I spent all week putting that list together with the help of various people, websites, etc, but feel free to add any others that you can think of. This list is merely meant to get you thinking about what you’re looking for—it is by no means a checklist of stuff that the church must have. Some, like the first two, should be deal-breakers, but most of the others are more your preference. For example: While I love music, I can live with a mediocre worship period if the pastor is awesome. I need that pastor to reach me or everything else will fall on deaf ears. Others feel differently, and that’s fine. Regardless of what’s important to you on that list and what isn’t, there’s one thing that you must keep in mind:
There’s no such thing as the perfect church.
You will never find a church that perfectly matches all of your requirements, that’s why it’s so important to prioritize and decide what’s a deal-breaker for you and what you can live with.
A few of things that help narrow your search:
1) See if the church you’re looking at has a website. You can find a lot of the information listed above there. Many times, they even have audio (or even video) of past sermons so you can check those out as well.

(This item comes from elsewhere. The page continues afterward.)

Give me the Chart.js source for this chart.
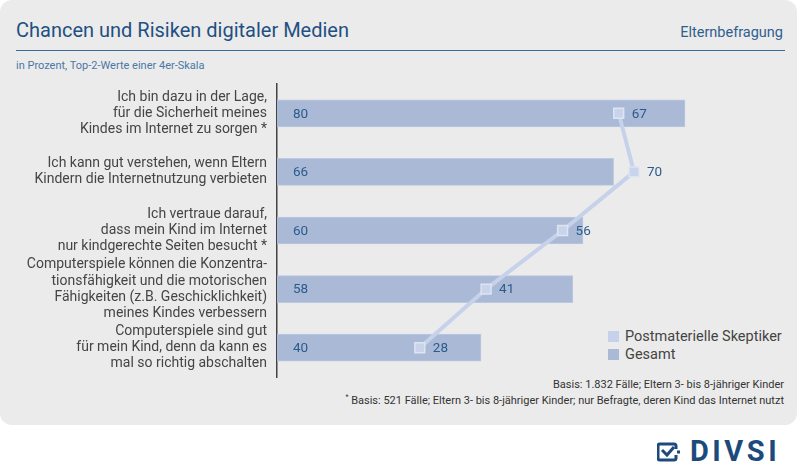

2) Be sure to “shop around.” First impressions are important, but can be misleading (good or bad). Go back again.
3) Don’t be afraid to email or even set up a face-to-face meeting with the pastor. Come with questions.
In the end, don’t be stubborn. Don’t go to the local Methodist church just because you grew up in the Methodist church. Go where you will be fed. If that happens to be the local Methodist church, great. If the local Methodists can’t give you what you need, however, you need to be willing to look elsewhere. If that means you wind up in a Catholic church, so be it. Find the church that will help you grow spiritually.